### EXERCISE TASK
Line by line, repeat the data below exactly, beginning at the first line and ending at the line with "const sideColors = ['#233e60', '#9b3d3a', '#4e5e2a'];". Omit pictures.

═══ DATA EXCERPT

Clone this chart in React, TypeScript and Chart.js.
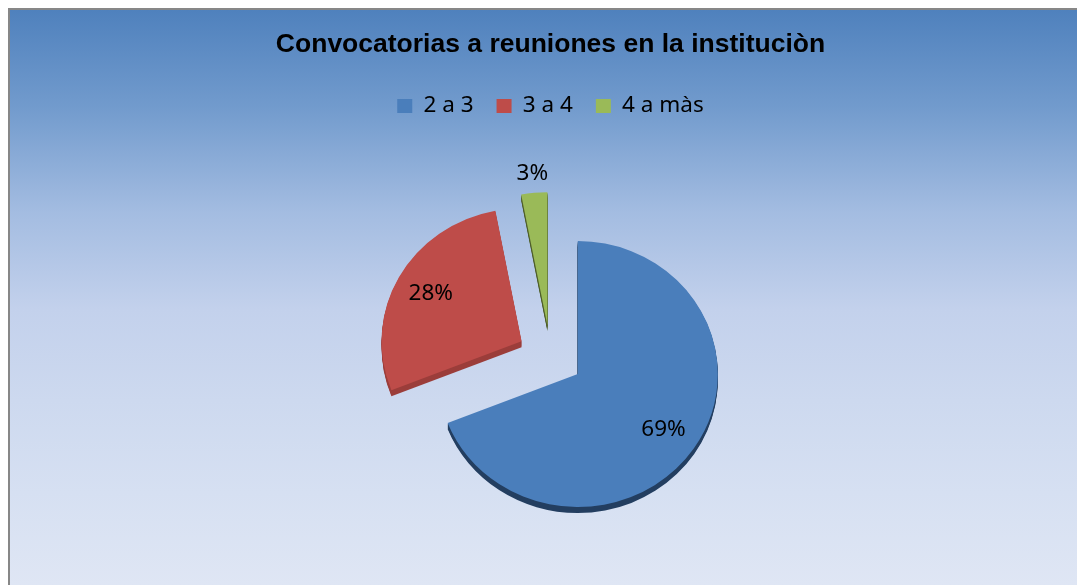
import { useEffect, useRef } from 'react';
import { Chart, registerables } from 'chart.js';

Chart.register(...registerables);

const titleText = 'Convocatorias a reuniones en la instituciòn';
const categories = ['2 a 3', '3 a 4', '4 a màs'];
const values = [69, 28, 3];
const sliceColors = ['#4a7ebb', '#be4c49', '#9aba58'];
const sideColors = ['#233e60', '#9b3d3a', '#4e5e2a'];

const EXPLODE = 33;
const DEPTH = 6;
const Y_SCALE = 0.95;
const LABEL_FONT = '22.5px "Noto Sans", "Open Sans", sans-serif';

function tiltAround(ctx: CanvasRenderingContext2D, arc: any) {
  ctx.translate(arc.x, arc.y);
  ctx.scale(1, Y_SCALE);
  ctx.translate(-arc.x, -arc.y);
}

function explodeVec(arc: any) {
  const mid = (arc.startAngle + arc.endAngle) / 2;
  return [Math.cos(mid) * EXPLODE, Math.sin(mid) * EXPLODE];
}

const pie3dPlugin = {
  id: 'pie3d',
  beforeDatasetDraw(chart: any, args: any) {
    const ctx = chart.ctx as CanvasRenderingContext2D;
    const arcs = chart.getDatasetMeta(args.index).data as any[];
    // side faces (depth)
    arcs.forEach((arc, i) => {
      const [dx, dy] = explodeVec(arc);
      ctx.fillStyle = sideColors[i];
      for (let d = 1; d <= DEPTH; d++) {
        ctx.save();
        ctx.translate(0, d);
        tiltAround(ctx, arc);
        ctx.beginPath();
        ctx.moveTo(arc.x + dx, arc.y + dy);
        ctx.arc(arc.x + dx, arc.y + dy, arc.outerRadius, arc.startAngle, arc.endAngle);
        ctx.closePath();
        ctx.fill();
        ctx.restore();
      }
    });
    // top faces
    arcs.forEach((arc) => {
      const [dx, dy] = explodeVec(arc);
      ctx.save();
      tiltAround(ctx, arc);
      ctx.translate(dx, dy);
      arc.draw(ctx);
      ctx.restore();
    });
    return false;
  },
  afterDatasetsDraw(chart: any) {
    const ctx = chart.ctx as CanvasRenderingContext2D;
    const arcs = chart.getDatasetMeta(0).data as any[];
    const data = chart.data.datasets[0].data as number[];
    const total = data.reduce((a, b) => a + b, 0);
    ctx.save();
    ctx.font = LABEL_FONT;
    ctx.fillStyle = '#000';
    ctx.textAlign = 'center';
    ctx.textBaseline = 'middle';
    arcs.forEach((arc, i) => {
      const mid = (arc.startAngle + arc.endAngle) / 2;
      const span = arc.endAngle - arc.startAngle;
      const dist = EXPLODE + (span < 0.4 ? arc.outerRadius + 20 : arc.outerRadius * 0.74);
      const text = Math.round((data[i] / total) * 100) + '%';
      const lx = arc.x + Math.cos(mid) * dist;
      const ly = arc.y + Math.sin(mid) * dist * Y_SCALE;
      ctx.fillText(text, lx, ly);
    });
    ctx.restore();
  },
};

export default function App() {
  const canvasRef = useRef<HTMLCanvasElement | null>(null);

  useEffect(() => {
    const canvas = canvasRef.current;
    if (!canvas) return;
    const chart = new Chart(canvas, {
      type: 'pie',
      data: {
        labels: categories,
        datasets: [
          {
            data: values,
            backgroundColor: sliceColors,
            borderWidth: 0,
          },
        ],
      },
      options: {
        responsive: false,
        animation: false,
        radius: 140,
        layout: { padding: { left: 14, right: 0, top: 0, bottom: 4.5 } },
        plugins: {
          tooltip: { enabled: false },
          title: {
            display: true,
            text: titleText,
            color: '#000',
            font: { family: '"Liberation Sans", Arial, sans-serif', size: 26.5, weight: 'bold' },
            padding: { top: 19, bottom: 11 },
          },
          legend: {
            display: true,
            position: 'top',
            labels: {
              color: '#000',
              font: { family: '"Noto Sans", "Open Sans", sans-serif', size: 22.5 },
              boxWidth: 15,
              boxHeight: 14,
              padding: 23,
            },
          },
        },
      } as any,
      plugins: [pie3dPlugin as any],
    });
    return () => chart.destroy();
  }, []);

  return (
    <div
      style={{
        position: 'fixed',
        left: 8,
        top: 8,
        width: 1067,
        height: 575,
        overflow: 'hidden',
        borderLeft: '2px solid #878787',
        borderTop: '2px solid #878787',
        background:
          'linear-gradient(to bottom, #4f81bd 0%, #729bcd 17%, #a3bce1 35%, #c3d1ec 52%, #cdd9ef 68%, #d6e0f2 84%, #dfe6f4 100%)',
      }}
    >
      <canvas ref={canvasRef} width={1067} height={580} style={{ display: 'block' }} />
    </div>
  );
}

══════

### ANSWER
Clone this chart in React, TypeScript and Chart.js.
import { useEffect, useRef } from 'react';
import { Chart, registerables } from 'chart.js';

Chart.register(...registerables);

const titleText = 'Convocatorias a reuniones en la instituciòn';
const categories = ['2 a 3', '3 a 4', '4 a màs'];
const values = [69, 28, 3];
const sliceColors = ['#4a7ebb', '#be4c49', '#9aba58'];
const sideColors = ['#233e60', '#9b3d3a', '#4e5e2a'];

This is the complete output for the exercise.